309 no’lu odada gece yaşananlar deseniz… Her şey meydandayken bir garip söylem sunuluyor bize. İki insan aynı yatakta çıplak uyanıp ‘Hiçbir şey olmadı’ diyebilir mi? Dahası Lale, şayet önceden başka biriyle birlikte olmadıysa, o ve Onur ilk birlikteliğin izini göremez, hissedemez mi? Hadi erkek fark etmedi… 30’una gelmiş bir kadının anlamaması olacak şey değil. Var mı böyle saçmalık? Üç ay bekleyip ‘Adet görmüyor’ diye doktora gidilmesiyse ayrı bir olay. Yeni yetme genç kız mısın a mubarek, bu ne bilinçsizlik ve genişlik? Hoş zaten ailenin genişliği, bebek olayında da ortada. Kızının durumuna üzülürken, ‘zengin koca’ kokusunu alınca çark eden annenin çabası ve ailecek bayram edilmesi, dizilerin bize dayattığı ve hayatta örneklerinin giderek arttığı karaktersizliklerden!
Aynı şekilde Erol’a apar topar Filiz’in eş diye bulunması da garip… Sanki ortada başka kız kalmamış gibi bir saçmalık yaratılmış. Pelinsu’nun sahneleri de dâhil olmak üzere, Onur’un aile kanadında yaşananlar alabildiğine inandırıcılıktan uzak. Nişan anındaki muhabbetler de sarmadı. Anlayacağınız dizinin içeriğinde elini zayıflatan ve eleştirilecek detay çok.
Sonuçta; Renkleri alabildiğine cart biçimde kullanarak yaza farklı bir pencere açan ‘No: 309’daki tüm bu tablo, matruşka bebek gibi birbirlerinin içinden çıkan dizileri hatırlattı bana. Yine de zayıflıklarına rağmen kendini izlettiren bir iş diyebilirim. Bununla birlikte yükün büyük kısmının Sumru Yavrucuk ve Demet Özdemir’in omuzlarında olduğunu hatırlatmakta da fayda var. Bu iki karakterin üstünden işi uzun süre devam ettirmek de zor.

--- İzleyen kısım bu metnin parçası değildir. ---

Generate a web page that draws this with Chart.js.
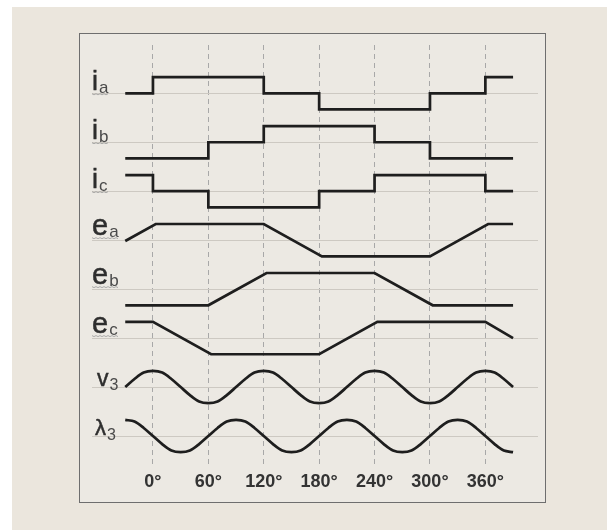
<!DOCTYPE html>
<html><head><meta charset="utf-8">
<script src="https://cdn.jsdelivr.net/npm/chart.js@4"></script>
<style>
html,body{margin:0;padding:0;background:#fff;}
#bg{position:absolute;left:12px;top:7px;width:595px;height:523px;background:#ebe6dd;}
#box{position:absolute;left:79px;top:33px;width:465px;height:468px;border:1.5px solid #6e6e6e;background:#ece9e3;}
#wrap{position:absolute;left:0;top:0;width:612px;height:530px;}
</style></head><body>
<div id="bg"></div><div id="box"></div>
<div id="wrap"><canvas id="c" width="612" height="530"></canvas></div>
<script>
// ---- data ----
const degreeTicks = [0, 60, 120, 180, 240, 300, 360];
const tickLabels = ['0°', '60°', '120°', '180°', '240°', '300°', '360°'];
const traceNames = [['i','a'],['i','b'],['i','c'],['e','a'],['e','b'],['e','c'],['v','3'],['λ','3']];

const iaX = [-30, 0, 0, 120, 120, 180, 180, 300, 300, 360, 360, 390];
const iaY = [0, 0, 1, 1, 0, 0, -1, -1, 0, 0, 1, 1];
const ibX = [-30, 60, 60, 120, 120, 240, 240, 300, 300, 390];
const ibY = [-1, -1, 0, 0, 1, 1, 0, 0, -1, -1];
const icX = [-30, 0, 0, 60, 60, 180, 180, 240, 240, 360, 360, 390];
const icY = [1, 1, 0, 0, -1, -1, 0, 0, 1, 1, 0, 0];
const eaX = [-30, 3, 120, 183, 300, 363, 390];
const eaY = [-0.05, 1, 1, -1, -1, 1, 1];
const ebX = [-30, 60, 123, 240, 303, 390];
const ebY = [-1, -1, 1, 1, -1, -1];
const ecX = [-30, 0, 63, 180, 243, 360, 390];
const ecY = [1, 1, -1, -1, 1, 1, 0];
const waveX = [-30,-20,-10,0,10,20,30,40,50,60,70,80,90,100,110,120,130,140,150,160,170,180,190,200,210,220,230,240,250,260,270,280,290,300,310,320,330,340,350,360,370,380,390];
const v3Y = [0,0.5,0.9,1,0.9,0.5,0,-0.5,-0.9,-1,-0.9,-0.5,0,0.5,0.9,1,0.9,0.5,0,-0.5,-0.9,-1,-0.9,-0.5,0,0.5,0.9,1,0.9,0.5,0,-0.5,-0.9,-1,-0.9,-0.5,0,0.5,0.9,1,0.9,0.5,0];
const l3Y = [1,0.9,0.5,0,-0.5,-0.9,-1,-0.9,-0.5,0,0.5,0.9,1,0.9,0.5,0,-0.5,-0.9,-1,-0.9,-0.5,0,0.5,0.9,1,0.9,0.5,0,-0.5,-0.9,-1,-0.9,-0.5,0,0.5,0.9,1,0.9,0.5,0,-0.5,-0.9,-1];

const traces = [[iaX,iaY],[ibX,ibY],[icX,icY],[eaX,eaY],[ebX,ebY],[ecX,ecY],[waveX,v3Y],[waveX,l3Y]];
const AMP = 0.33;

const datasets = traces.map(([xs, ys], k) => ({
  data: xs.map((x, i) => ({x: x, y: -k + ys[i] * AMP})),
  borderColor: '#1e1e1e',
  borderWidth: 2.7,
  pointRadius: 0,
  fill: false,
  tension: k >= 6 ? 0.3 : 0,
  borderJoinStyle: k >= 6 ? 'round' : 'miter',
  borderCapStyle: 'butt'
}));

const labelPlugin = {
  id: 'traceLabels',
  afterDatasetsDraw(chart) {
    const ctx = chart.ctx, ys = chart.scales.y;
    const fam = '"Liberation Sans", Arial, sans-serif';
    traceNames.forEach((n, k) => {
      const base = ys.getPixelForValue(-k);
      let cfg;
      if (n[0] === 'i') cfg = {x: 92, mf: 27, mo: -3, sf: 17, so: 0, sq: true};
      else if (n[0] === 'e') cfg = {x: 92, mf: 29, mo: -5, sf: 17, so: -3, sq: true};
      else if (n[0] === 'v') cfg = {x: 97, mf: 23, mo: -1, sf: 16, so: 3, sq: false};
      else cfg = {x: 95, mf: 22, mo: -1, sf: 16, so: 4, sq: false};
      ctx.save();
      ctx.textBaseline = 'alphabetic';
      ctx.textAlign = 'left';
      ctx.fillStyle = '#2e2e2e';
      ctx.strokeStyle = '#2e2e2e';
      ctx.lineWidth = 0.5;
      ctx.font = cfg.mf + 'px ' + fam;
      ctx.fillText(n[0], cfg.x, base + cfg.mo);
      ctx.strokeText(n[0], cfg.x, base + cfg.mo);
      const w = ctx.measureText(n[0]).width;
      ctx.fillStyle = '#4a4a4a';
      ctx.font = cfg.sf + 'px ' + fam;
      ctx.fillText(n[1], cfg.x + w + 1, base + cfg.so);
      const w2 = ctx.measureText(n[1]).width;
      if (cfg.sq) {
        ctx.strokeStyle = '#9a9a9a';
        ctx.lineWidth = 0.8;
        ctx.beginPath();
        const y0 = base + cfg.so + 0.5;
        for (let xx = cfg.x; xx <= cfg.x + w + w2 + 2; xx += 2) {
          const yy = y0 + (((xx - cfg.x) / 2) % 2 ? 1 : 0);
          if (xx === cfg.x) ctx.moveTo(xx, yy); else ctx.lineTo(xx, yy);
        }
        ctx.stroke();
      }
      ctx.restore();
    });
  }
};

new Chart(document.getElementById('c'), {
  type: 'line',
  data: {datasets},
  options: {
    responsive: false,
    animation: false,
    devicePixelRatio: 1,
    layout: {padding: {left: 92, right: 74, top: 45, bottom: 25}},
    plugins: {legend: {display: false}, tooltip: {enabled: false}},
    scales: {
      x: {
        type: 'linear', min: -66, max: 417,
        afterBuildTicks: s => { s.ticks = degreeTicks.map(v => ({value: v})); },
        afterFit: s => { s.height = 40; },
        grid: {color: '#a8a8a8', lineWidth: 1, drawTicks: false},
        border: {display: false, dash: [5, 4]},
        ticks: {
          padding: 6,
          color: '#333',
          font: {family: '"Liberation Sans", Arial, sans-serif', size: 18, weight: 'bold'},
          callback: (v) => tickLabels[degreeTicks.indexOf(v)]
        }
      },
      y: {
        type: 'linear', min: -7.592, max: 0.9865,
        afterBuildTicks: s => { s.ticks = traceNames.map((n, k) => ({value: -k})); },
        afterFit: s => { s.width = 0; },
        grid: {color: '#cdc9c2', lineWidth: 1, drawTicks: false},
        border: {display: false},
        ticks: {display: false}
      }
    }
  },
  plugins: [labelPlugin]
});
</script>
</body></html>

Şayet senaryoda ‘bebek’ dışında ilgi çekicilik yaratılmazsa, aşkı pek yakıştıramadığım ‘Onur-Lale’ olayındaki yapaylıklar daha bariz hale gelir ve çatırdama çabuk yaşanır. Yaz dizilerinde Çarşamba’nın ilk yola çıkanı olarak avantaj sağlansa dahi, rakipler çoğaldıkça durum değişebilir. Dahası yazdan kışa sarkma ihtimali de gücünü iyice yitirir. Dizinin takipçisi olup neler yapabileceğini hep birlikte göreceğiz. ‘No: 309’un nur topluğu ekrana hayırlı olsun.